Mark Levin's hard work in researching, organizing and writing his new book, "Ameritopia," will be a blessing for all who read it.
Countless books chronicle the forward march of the liberal agenda and attempt to deconstruct the fallacies in modern leftist thinking. Many critique the statist policies the left has imposed on us the past half-century and their disastrous effects on our culture, our economy and our national security.
Few modern books, however, direct our attention to first principles, perhaps assuming people implicitly understand the philosophical and ideological underpinnings of conservative thinking, and even fewer truly explore the anatomy of the liberal vision.
In "Liberty and Tyranny," Levin laid out the conservative vision and contrasted it with the liberal vision. But "Ameritopia" examines more deeply the historical and philosophical roots of the utopian ideal, for it is that ideal that has always animated the liberal worldview.

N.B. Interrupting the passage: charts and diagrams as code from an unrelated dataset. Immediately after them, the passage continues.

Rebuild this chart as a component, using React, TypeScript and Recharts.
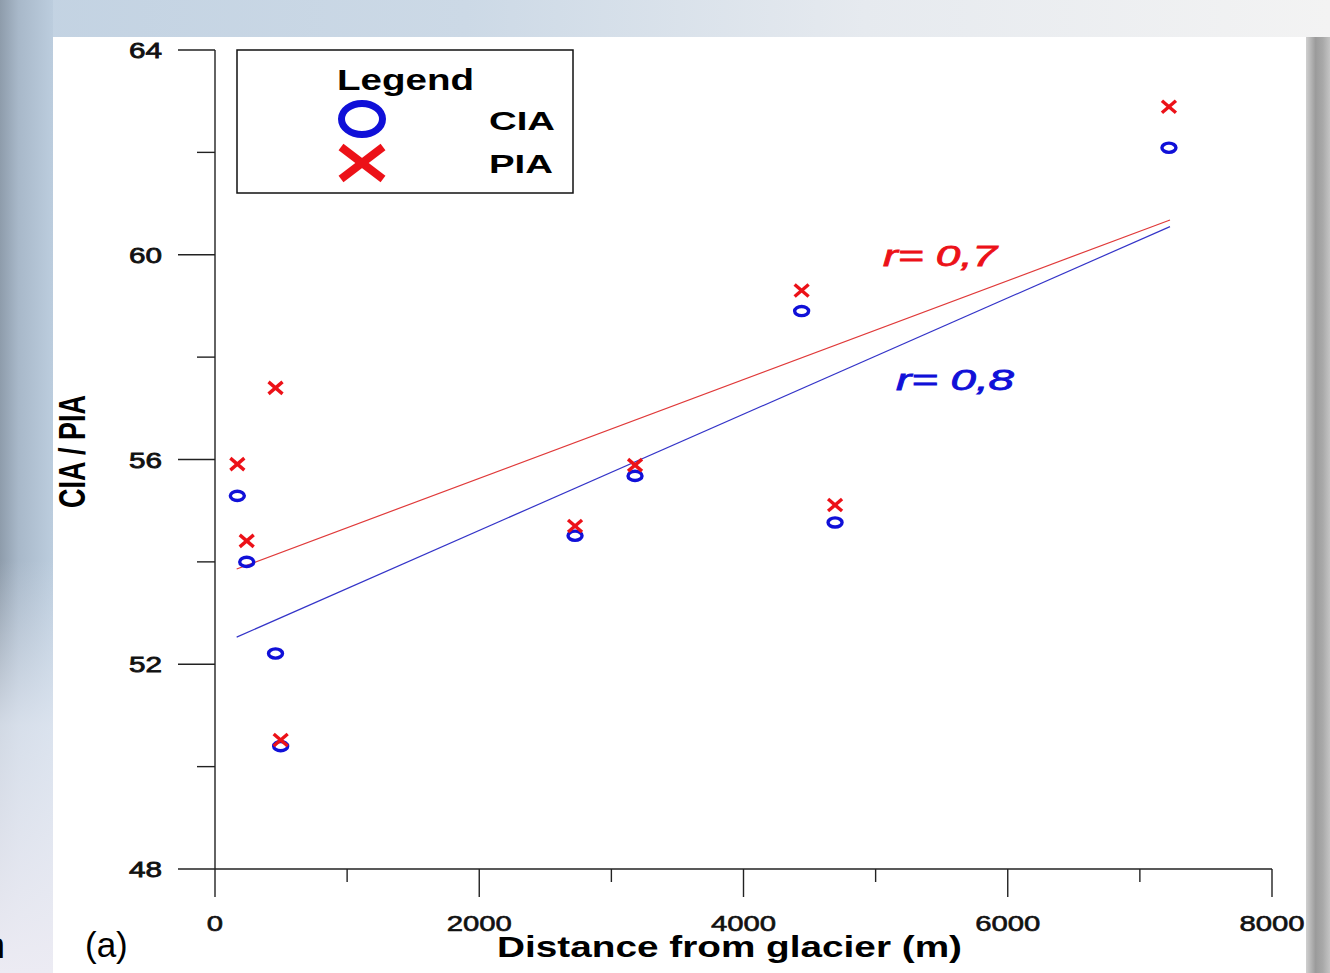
import { ReferenceLine, Scatter, ScatterChart, XAxis, YAxis } from "recharts";

// distance from glacier (m) of each sample
const distances = [169, 240, 458, 497, 2725, 3179, 4440, 4693, 7220];
const ciaValues = [55.29, 54.0, 52.21, 50.4, 54.51, 55.68, 58.9, 54.77, 62.09];
const piaValues = [55.91, 54.41, 57.4, 50.52, 54.7, 55.89, 59.3, 55.11, 62.89];

// fitted lines, read at both ends
const fitX = [164, 7228];
const ciaFit = [52.53, 60.55];
const piaFit = [53.86, 60.68];

const xTicks = [0, 1000, 2000, 3000, 4000, 5000, 6000, 7000, 8000];
const yTicks = [48, 50, 52, 54, 56, 58, 60, 62, 64];

const RED = "#ec1118";
const BLUE = "#1010d8";
const FONT = "'Liberation Sans', Arial, Helvetica, sans-serif";

const ciaData = distances.map((x, i) => ({ x, y: ciaValues[i] }));
const piaData = distances.map((x, i) => ({ x, y: piaValues[i] }));

function CircleMark(props: any) {
  const { cx, cy } = props;
  return <ellipse cx={cx} cy={cy} rx={7} ry={4.6} fill="none" stroke={BLUE} strokeWidth={3.4} />;
}

function CrossMark(props: any) {
  const { cx, cy } = props;
  return (
    <g stroke={RED} strokeWidth={3.4}>
      <line x1={cx - 7} y1={cy - 6} x2={cx + 7} y2={cy + 6} />
      <line x1={cx - 7} y1={cy + 6} x2={cx + 7} y2={cy - 6} />
    </g>
  );
}

function YTick(props: any) {
  const { x, y, payload } = props;
  const major = (payload.value - 48) % 4 === 0;
  return (
    <g>
      <line x1={x - (major ? 37 : 18)} x2={x} y1={y} y2={y} stroke="#222" strokeWidth={1.4} />
      {major && (
        <text
          x={x - 53}
          y={y + 8}
          textAnchor="end"
          fontFamily={FONT}
          fontSize={22}
          fill="#111"
          stroke="#111"
          strokeWidth={0.8}
          textLength={33}
          lengthAdjust="spacingAndGlyphs"
        >
          {payload.value}
        </text>
      )}
    </g>
  );
}

function XTick(props: any) {
  const { x, y, payload } = props;
  const major = payload.value % 2000 === 0;
  const label = String(payload.value);
  return (
    <g>
      <line x1={x} x2={x} y1={y} y2={y + (major ? 28 : 13)} stroke="#222" strokeWidth={1.4} />
      {major && (
        <text
          x={x}
          y={y + 62}
          textAnchor="middle"
          fontFamily={FONT}
          fontSize={22}
          fill="#111"
          stroke="#111"
          strokeWidth={0.6}
          textLength={label.length * 16.3}
          lengthAdjust="spacingAndGlyphs"
        >
          {label}
        </text>
      )}
    </g>
  );
}

function Overlay() {
  return (
    <svg
      width={1330}
      height={973}
      style={{ position: "absolute", left: 0, top: 0, pointerEvents: "none" }}
      fontFamily={FONT}
    >
      {/* axis titles */}
      <text
        transform="translate(85, 451.5) rotate(-90)"
        textAnchor="middle"
        fontSize={36}
        fontWeight="bold"
        fill="#000"
        textLength={113}
        lengthAdjust="spacingAndGlyphs"
      >
        CIA / PIA
      </text>
      <text
        x={497}
        y={957}
        fontSize={30}
        fontWeight="bold"
        fill="#000"
        textLength={465}
        lengthAdjust="spacingAndGlyphs"
      >
        Distance from glacier (m)
      </text>

      {/* legend */}
      <rect x={237} y={50} width={336} height={143} fill="#fff" stroke="#111" strokeWidth={1.5} />
      <text x={337} y={90} fontSize={29} fontWeight="bold" fill="#000" textLength={137} lengthAdjust="spacingAndGlyphs">
        Legend
      </text>
      <ellipse cx={362} cy={119} rx={20.5} ry={15.5} fill="none" stroke={BLUE} strokeWidth={7} />
      <g stroke={RED} strokeWidth={8}>
        <line x1={341} y1={147} x2={383} y2={179} />
        <line x1={341} y1={179} x2={383} y2={147} />
      </g>
      <text x={489} y={130} fontSize={26} fontWeight="bold" fill="#000" textLength={66} lengthAdjust="spacingAndGlyphs">
        CIA
      </text>
      <text x={489} y={173} fontSize={26} fontWeight="bold" fill="#000" textLength={64} lengthAdjust="spacingAndGlyphs">
        PIA
      </text>

      {/* correlation notes */}
      <text
        x={883}
        y={266}
        fontSize={29}
        fontStyle="italic"
        fill={RED}
        stroke={RED}
        strokeWidth={0.8}
        textLength={114}
        lengthAdjust="spacingAndGlyphs"
      >
        r= 0,7
      </text>
      <text
        x={896}
        y={390}
        fontSize={29}
        fontStyle="italic"
        fill={BLUE}
        stroke={BLUE}
        strokeWidth={0.8}
        textLength={118}
        lengthAdjust="spacingAndGlyphs"
      >
        r= 0,8
      </text>

      <text x={85} y={957} fontSize={35} fill="#000">
        (a)
      </text>
      <text x={-15} y={958} fontSize={36} fill="#000">
        n
      </text>
    </svg>
  );
}

export default function App() {
  return (
    <div
      style={{
        position: "absolute",
        left: 0,
        top: 0,
        width: 1330,
        height: 973,
        overflow: "hidden",
        background: "linear-gradient(90deg, #c2d2e2 0%, #ccd9e6 35%, #e6eaef 65%, #f3f3f3 100%)",
      }}
    >
      {/* blurred slide edges */}
      <div
        style={{
          position: "absolute",
          left: 0,
          top: 0,
          width: 53,
          height: 973,
          background: "linear-gradient(90deg, #8e9cab 0%, #a8b8c9 35%, #bccdde 100%)",
        }}
      />
      <div
        style={{
          position: "absolute",
          left: 0,
          top: 560,
          width: 53,
          height: 413,
          background: "linear-gradient(180deg, rgba(220,228,238,0) 0%, rgba(226,232,242,0.8) 40%, #ecebf3 100%)",
        }}
      />
      <div
        style={{
          position: "absolute",
          left: 1306,
          top: 37,
          width: 24,
          height: 936,
          background: "linear-gradient(90deg, #d0d0d0 0%, #9b9b9b 40%, #a9a9a9 70%, #c4c4c4 100%)",
        }}
      />
      <div style={{ position: "absolute", left: 53, top: 37, width: 1253, height: 936, background: "#fff" }}>
        <ScatterChart width={1253} height={936} margin={{ top: 13, right: 34, left: 102, bottom: 74 }}>
          <XAxis
            type="number"
            dataKey="x"
            domain={[0, 8000]}
            ticks={xTicks}
            height={30}
            tickSize={0}
            tickMargin={0}
            tickLine={false}
            axisLine={{ stroke: "#222", strokeWidth: 1.4 }}
            tick={<XTick />}
            interval={0}
            allowDataOverflow
          />
          <YAxis
            type="number"
            dataKey="y"
            domain={[48, 64]}
            ticks={yTicks}
            width={60}
            tickSize={0}
            tickMargin={0}
            tickLine={false}
            axisLine={{ stroke: "#222", strokeWidth: 1.4 }}
            tick={<YTick />}
            interval={0}
            allowDataOverflow
          />
          <ReferenceLine
            segment={[
              { x: fitX[0], y: piaFit[0] },
              { x: fitX[1], y: piaFit[1] },
            ]}
            stroke="#e03a3a"
            strokeWidth={1.2}
          />
          <ReferenceLine
            segment={[
              { x: fitX[0], y: ciaFit[0] },
              { x: fitX[1], y: ciaFit[1] },
            ]}
            stroke="#3434c8"
            strokeWidth={1.2}
          />
          <Scatter data={ciaData} shape={<CircleMark />} isAnimationActive={false} />
          <Scatter data={piaData} shape={<CrossMark />} isAnimationActive={false} />
        </ScatterChart>
      </div>
      <Overlay />
    </div>
  );
}
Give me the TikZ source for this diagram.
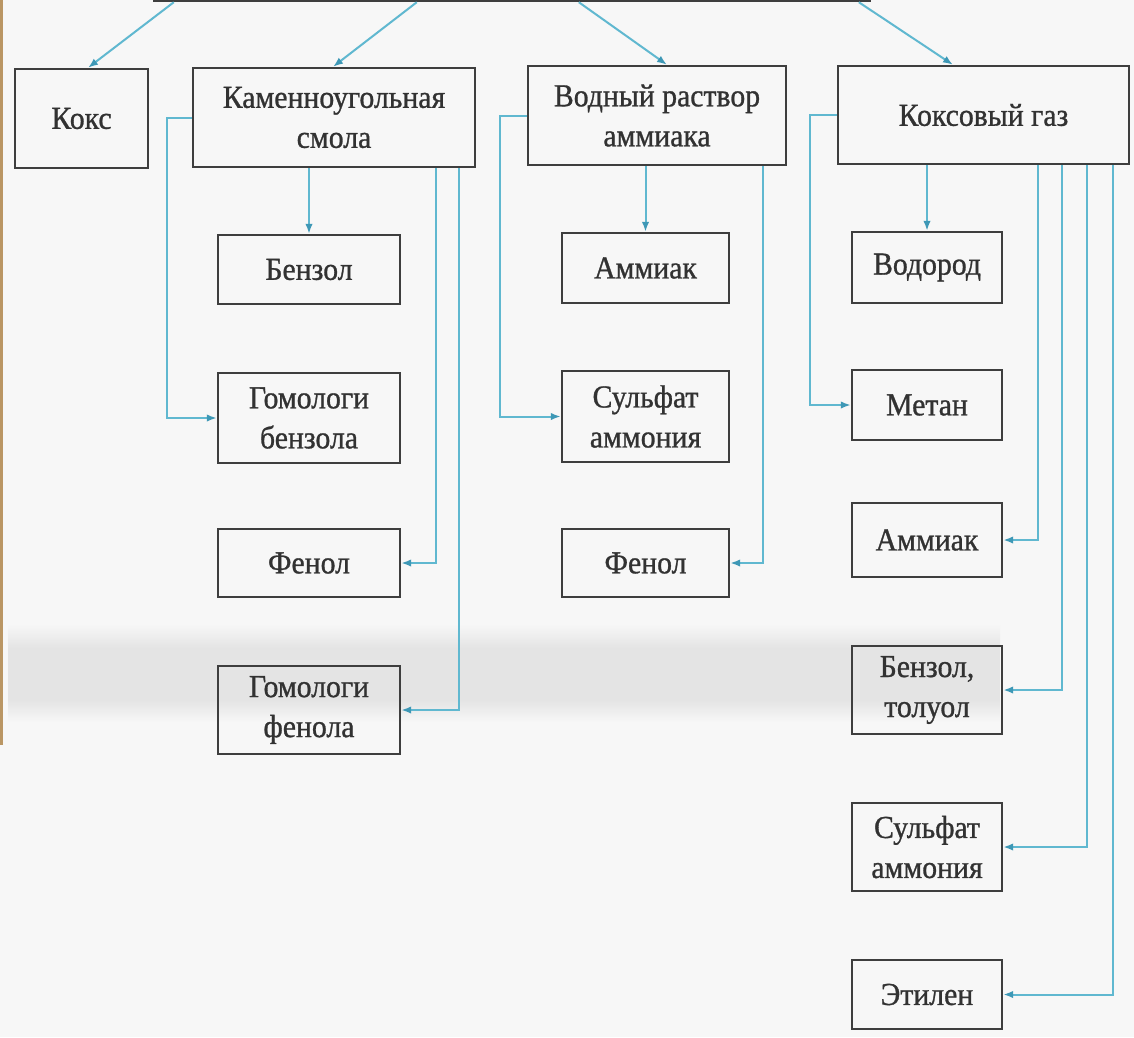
\documentclass[tikz,border=0pt]{standalone}
\usepackage{fontspec}
\setmainfont{Liberation Serif}
\newfontfamily\boxfont{Liberation Serif}[FakeBold=0.9,FakeStretch=0.93]
\usetikzlibrary{arrows.meta}
\definecolor{lnblue}{RGB}{96,184,208}
\definecolor{hdblue}{RGB}{62,152,182}
\definecolor{boxgray}{RGB}{62,62,62}
\definecolor{txtgray}{RGB}{50,50,50}
\definecolor{bgpaper}{RGB}{247,247,247}
\definecolor{bandgray}{RGB}{228,228,228}
\definecolor{tanstrip}{RGB}{186,150,100}
\begin{document}
\begin{tikzpicture}[x=1pt,y=-1pt,
  box/.style={draw=boxgray, line width=2.4pt, rectangle, inner sep=0pt,
    align=center, text=txtgray, font=\boxfont\fontsize{32}{40}\selectfont},
  conn/.style={draw=lnblue, line width=2pt,
    -{Latex[length=10pt,width=7.5pt,color=hdblue]}}]
\useasboundingbox (0,0) rectangle (1134,1037);
\clip (0,0) rectangle (1134,1037);
\fill[bgpaper] (0,0) rectangle (1134,1037);
\shade[top color=bgpaper, bottom color=bandgray] (8,624) rectangle (1000,648);
\fill[bandgray] (8,648) rectangle (1000,700);
\shade[top color=bandgray, bottom color=bgpaper] (8,700) rectangle (1000,722);
\fill[tanstrip] (0,0) rectangle (2.5,745);

% top (cut-off) box
\node[box, minimum width=716pt, minimum height=60pt] (top) at (512,-29) {};

% first row
\node[box, minimum width=133pt, minimum height=99pt] (koks) at (81.5,118.5) {Кокс};
\node[box, minimum width=282pt, minimum height=99pt] (smola) at (334,117.5) {Каменноугольная\\смола};
\node[box, minimum width=258pt, minimum height=99pt] (vodny) at (657,115.5) {Водный раствор\\аммиака};
\node[box, minimum width=291pt, minimum height=98pt] (gas) at (983.5,115) {Коксовый газ};

% left column
\node[box, minimum width=182pt, minimum height=69pt] (benzol) at (309,269.5) {Бензол};
\node[box, minimum width=182pt, minimum height=90pt] (gombenz) at (309,418) {Гомологи\\бензола};
\node[box, minimum width=182pt, minimum height=68pt] (fenolA) at (309,563) {Фенол};
\node[box, minimum width=182pt, minimum height=88pt] (gomfen) at (309,710) {Гомологи\\фенола};

% middle column
\node[box, minimum width=167pt, minimum height=70pt] (ammiakA) at (645.5,268) {Аммиак};
\node[box, minimum width=167pt, minimum height=91pt] (sulfA) at (645.5,416.5) {Сульфат\\аммония};
\node[box, minimum width=167pt, minimum height=68pt] (fenolB) at (645.5,563) {Фенол};

% right column
\node[box, minimum width=150pt, minimum height=71pt] (vodorod) at (927,267.5) {Водород};
\node[box, minimum width=150pt, minimum height=70pt] (metan) at (927,405) {Метан};
\node[box, minimum width=150pt, minimum height=74pt] (ammiakB) at (927,540) {Аммиак};
\node[box, minimum width=150pt, minimum height=88pt] (benztol) at (927,690) {Бензол,\\толуол};
\node[box, minimum width=150pt, minimum height=88pt] (sulfB) at (927,847) {Сульфат\\аммония};
\node[box, minimum width=150pt, minimum height=69pt] (etilen) at (927,994.5) {Этилен};

% from the top box
\draw[conn] ([xshift=21pt]top.south west) -- ([xshift=6.5pt]koks.north);
\draw[conn] ([xshift=264pt]top.south west) -- ([xshift=-1pt]smola.north);
\draw[conn] ([xshift=426pt]top.south west) -- ([xshift=10pt]vodny.north);
\draw[conn] ([xshift=706pt]top.south west) -- ([xshift=-30.5pt]gas.north);

% coal tar
\draw[conn] (smola.west) -- ++(-25,0) |- (gombenz.west);
\draw[conn] (benzol.north |- smola.south) -- (benzol.north);
\draw[conn] ([xshift=-40pt]smola.south east) |- (fenolA.east);
\draw[conn] ([xshift=-17pt]smola.south east) |- (gomfen.east);

% ammonia water
\draw[conn] (vodny.west) -- ++(-27,0) |- (sulfA.west);
\draw[conn] (ammiakA.north |- vodny.south) -- (ammiakA.north);
\draw[conn] ([xshift=-24pt]vodny.south east) |- (fenolB.east);

% coke gas
\draw[conn] (gas.west) -- ++(-27,0) |- (metan.west);
\draw[conn] (vodorod.north |- gas.south) -- (vodorod.north);
\draw[conn] ([xshift=-92pt]gas.south east) |- (ammiakB.east);
\draw[conn] ([xshift=-68pt]gas.south east) |- (benztol.east);
\draw[conn] ([xshift=-43pt]gas.south east) |- (sulfB.east);
\draw[conn] ([xshift=-17pt]gas.south east) |- (etilen.east);
\end{tikzpicture}
\end{document}
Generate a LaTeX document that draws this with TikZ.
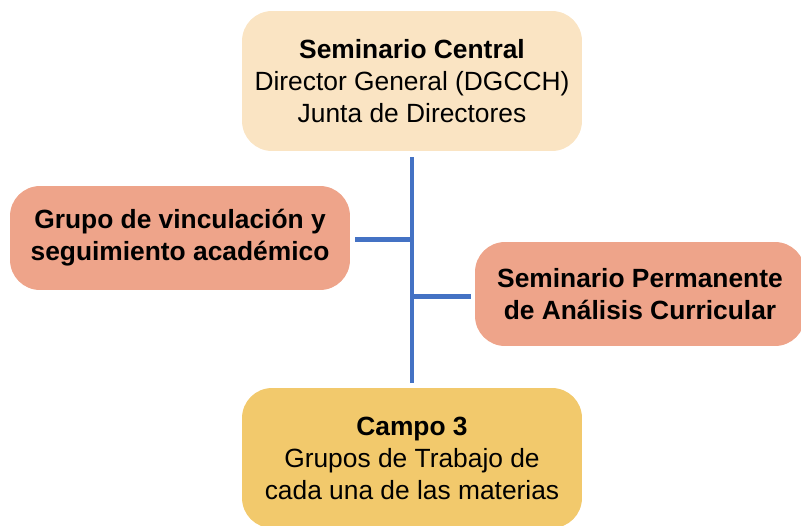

Levin takes us through the seminal thoughts of some of the most noted political philosophers and writers who laid out the utopian vision -- from Plato to Thomas More, Thomas Hobbes and Karl Marx -- and then unpacks the contrasting vision of John Locke, Baron de Montesquieu and others whose ideas greatly influenced America's founders.
Liberal utopianism is a fantasy of arrogant philosophers and philosopher kings who believe their vision is superior to those of other lowly mortals. Levin calls them the "masterminds" -- the latest and most prominent being President Barack Obama and his cadre of utopian elitists. They believe they are proponents of enlightenment thinking and rationalism who could construct the ideal society if deniers and other obstructionists would just get out of their way.
In reality, however, they couldn't be more irrational, as they reject human nature, history and all empirical evidence that contradicts their vision. Indeed, writes Levin, "utopianism is regressive, irrational, and pre-Enlightenment."
History and the whole of human experience be damned; utopians can achieve the ideal society even if all similar utopians who preceded them failed. As Levin says, they always believe that "what went before them" was "piecemeal and therefore inadequate. The steps necessary to achieve true utopianism have yet to be tried."